Reputation: 163
I preprocessed a training data set (A) und now want to reproduce these steps for a test set (B) using R recipes.
The problem is, that there are new factor levels in the test set, that I want to ignore:
library(recipes)
(A <- data.frame(a = c(1:19, NA), b = factor(c(rep("l1",18), "l2", NA))))
(B <- data.frame(a = c(1:3, NA), b = factor(c("l1", "l2", NA, "l3"))))
rec.task <-
recipe(~ ., data = A) %>%
step_unknown(all_predictors(), -all_numeric()) %>%
step_medianimpute(all_numeric()) %>%
step_other(all_predictors(), -all_numeric(), threshold = 0.1, other=".merged") %>%
step_dummy(all_predictors(), -all_numeric())

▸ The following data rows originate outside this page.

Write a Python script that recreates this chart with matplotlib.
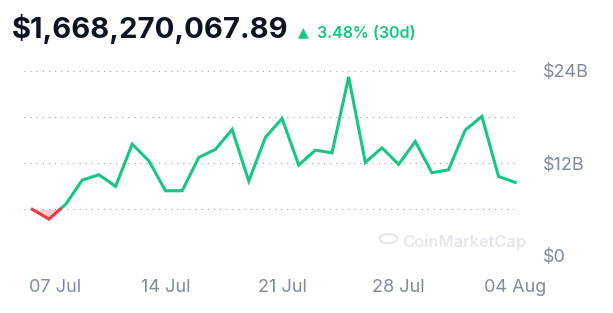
import numpy as np
import pandas as pd
import matplotlib
matplotlib.use("Agg")
import matplotlib.pyplot as plt
import matplotlib.dates as mdates
from matplotlib.patches import Circle
from matplotlib.transforms import ScaledTranslation

# --- datos (volumen diario, miles de millones USD) ---
fechas = pd.date_range("2024-07-06", "2024-08-04", freq="D")
volumen = [6.01, 4.75, 6.66, 9.82, 10.51, 9.00, 14.49, 12.32, 8.43, 8.43,
           12.77, 13.81, 16.40, 9.69, 15.36, 17.83, 11.77, 13.71, 13.36, 23.23,
           12.12, 14.01, 11.86, 14.84, 10.77, 11.16, 16.31, 18.09, 10.29, 9.52]
ticks_y = [0, 12, 24]
etiquetas_y = ["$0", "$12B", "$24B"]
grid_menor = [6, 18]
ticks_x = ["2024-07-07", "2024-07-14", "2024-07-21", "2024-07-28", "2024-08-04"]
etiquetas_x = ["07 Jul", "14 Jul", "21 Jul", "28 Jul", "04 Aug"]
total = "$1,668,270,067.89"
cambio = "3.48% (30d)"

verde = "#16c784"
rojo = "#ea3943"
gris = "#808a9d"

x = mdates.date2num(fechas)
y = np.array(volumen)
base = y[0]

# insertar los cruces con la linea base para separar verde / rojo
xs, ys = [x[0]], [y[0]]
for i in range(1, len(x)):
    d0, d1 = y[i - 1] - base, y[i] - base
    if d0 * d1 < 0:
        t = d0 / (d0 - d1)
        xs.append(x[i - 1] + t * (x[i] - x[i - 1]))
        ys.append(base)
    xs.append(x[i])
    ys.append(y[i])
xs, ys = np.array(xs), np.array(ys)
arriba = np.where(ys >= base, ys, np.nan)
abajo = np.where(ys <= base, ys, np.nan)

W, H = 613, 313
fig = plt.figure(figsize=(W / 100, H / 100), dpi=100)
ax = fig.add_axes([24 / W, (H - 255.6) / H, 492 / W, 184.6 / H])

ax.fill_between(xs, base, ys, where=ys <= base, color="#f9c9cd", lw=0, alpha=0.9)
ax.plot(xs, arriba, color=verde, lw=2.2, solid_joinstyle="miter", clip_on=False, zorder=3)
ax.plot(xs, abajo, color=rojo, lw=2.2, solid_joinstyle="miter", clip_on=False, zorder=3)

ax.set_ylim(0, 24)
ax.set_xlim(x[0] - 0.5, x[-1] + 0.05)

ax.set_yticks(ticks_y)
ax.set_yticklabels(etiquetas_y)
ax.set_yticks(grid_menor, minor=True)
ax.yaxis.tick_right()
ax.grid(axis="y", which="both", color="#9aa0ab", lw=0.8, linestyle=(0, (1, 4.5)))
ax.tick_params(axis="y", which="both", length=0, pad=19.5, labelsize=13, labelcolor=gris)
for lbl in ax.get_yticklabels():
    lbl.set_family("Inter")

ax.set_xticks(mdates.date2num(pd.to_datetime(ticks_x)))
ax.set_xticklabels(etiquetas_x)
ax.tick_params(axis="x", length=0, pad=17, labelsize=13, labelcolor=gris)
for lbl in ax.get_xticklabels():
    lbl.set_family("Inter")
primera = ax.get_xticklabels()[0]
primera.set_transform(primera.get_transform() + ScaledTranslation(6 / 100, 0, fig.dpi_scale_trans))

for s in ax.spines.values():
    s.set_visible(False)

# marca de agua
fig.patches.append(Circle((388.5 / W, 1 - 238.5 / H), 9 / W, transform=fig.transFigure,
                          fill=False, ec="#e3e6ec", lw=1.6))
fig.text(402 / W, 1 - 247 / H, "CoinMarketCap", fontsize=11.8, color="#e3e6ec",
         family="Inter", va="baseline", weight="semibold")

# encabezado
fig.text(12 / W, 1 - 38 / H, total, fontsize=21, fontweight="bold", color="#0d1421",
         family="Inter", va="baseline")
fig.text(298 / W, 1 - 36.5 / H, "▲", fontsize=10, color=verde, family="DejaVu Sans", va="baseline")
fig.text(317 / W, 1 - 38 / H, cambio, fontsize=11.5, color=verde, family="Inter",
         weight="semibold", va="baseline")

fig.savefig("out.png", dpi=100, facecolor="white")
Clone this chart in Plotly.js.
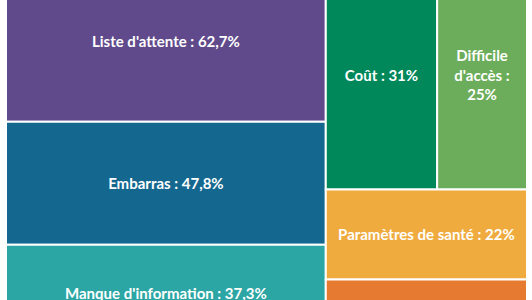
<!DOCTYPE html>
<html>
<head>
<meta charset="utf-8">
<script src="https://cdn.plot.ly/plotly-3.0.1.min.js"></script>
<style>
html,body{margin:0;padding:0;overflow:hidden;width:532px;height:300px;background:#fff;}
#chart{position:absolute;left:0;top:-40px;width:532px;height:381px;}
</style>
</head>
<body>
<div id="chart"></div>
<script>
const labels = ["Liste d'attente", "Embarras", "Manque d'information", "Coût", "Difficile d'accès", "Paramètres de santé", "Autre"];
const displayLabels = ["Liste d'attente", "Embarras", "Manque d'information", "Coût", "Difficile<br>d'accès", "Paramètres de santé", "Autre"];
const values = [62.7, 47.8, 37.3, 31, 25, 22, 15];
const colors = ["#604A8B", "#14688F", "#2CA6A4", "#00875A", "#6BAD5A", "#F0AB3E", "#E57A30"];

const texts = values.map((v, i) => {
  const num = String(v).replace('.', ',') + '%';
  return displayLabels[i].indexOf('<br>') >= 0 ? displayLabels[i] + ' :<br>' + num : displayLabels[i] + ' : ' + num;
});

const trace = {
  type: 'treemap',
  labels: labels,
  parents: labels.map(() => ''),
  values: values,
  text: texts,
  texttemplate: '%{text}',
  textposition: 'middle center',
  textfont: {family: 'Lato, sans-serif', size: 15, weight: 'bold', color: '#ffffff'},
  marker: {colors: colors, line: {width: 2, color: '#ffffff'}, pad: {t: 0, l: 0, r: 0, b: 0}},
  leaf: {opacity: 1},
  tiling: {packing: 'squarify', squarifyratio: 3, pad: 0},
  pathbar: {visible: false},
  hoverinfo: 'none',
  sort: true
};

const layout = {
  width: 532,
  height: 381,
  margin: {l: 6, r: 5, t: 0, b: 0},
  paper_bgcolor: '#ffffff',
  uniformtext: {mode: 'show', minsize: 15},
  showlegend: false
};

Plotly.newPlot('chart', [trace], layout, {displayModeBar: false, staticPlot: true});
</script>
</body>
</html>
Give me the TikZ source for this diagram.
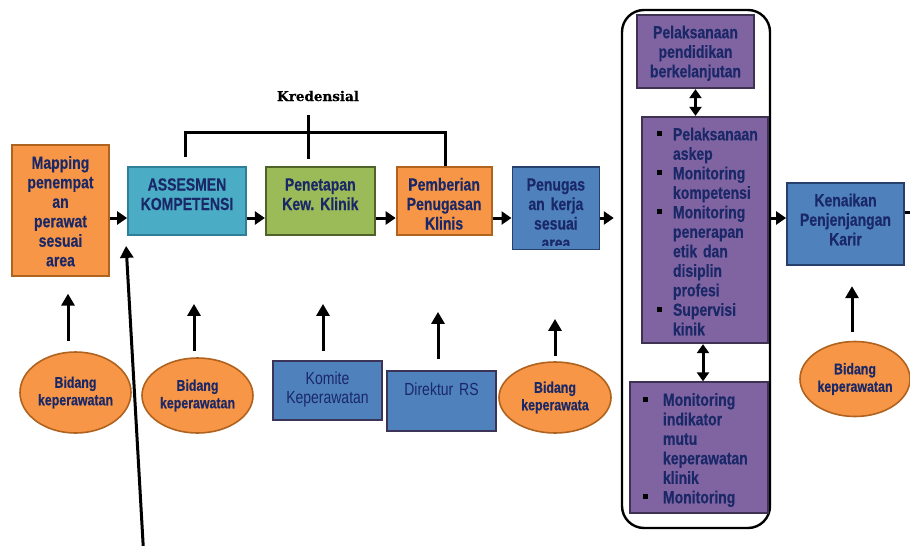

tr.recipe <- prep(rec.task, training = A)
(AA <- juice(tr.recipe))
Now the problem is the NA in the following table:
(BB <- bake(tr.recipe, B))
a b_.merged
<dbl> <dbl>
1 1 0
2 2 1
3 3 1
4 10 NA
Warnmeldung:
There are new levels in a factor: NA
Can I avoid it somehow during these steps? Can I impute zero to the NAs within the recipes procedure (I am not interested in a base R or dplyr solution)?
Upvotes: 1
Views: 1152
Reputation: 163
As topepo explained, the step_novel function is a possible solution. Change code where rec.task is assigned, in the following way
rec.task <-
recipe(~ ., data = A) %>%
step_novel(all_predictors(), -all_numeric()) %>%
step_unknown(all_predictors(), -all_numeric()) %>%
step_medianimpute(all_numeric()) %>%
step_other(all_predictors(), -all_numeric(), threshold = 0.1, other=".merged") %>%
step_dummy(all_predictors(), -all_numeric()) %>%
step_zv(all_predictors())
Then the output will be:
# A tibble: 4 x 2
a b_.merged
<dbl> <dbl>
1 1 0
2 2 1
3 3 1
4 10 1
Upvotes: 1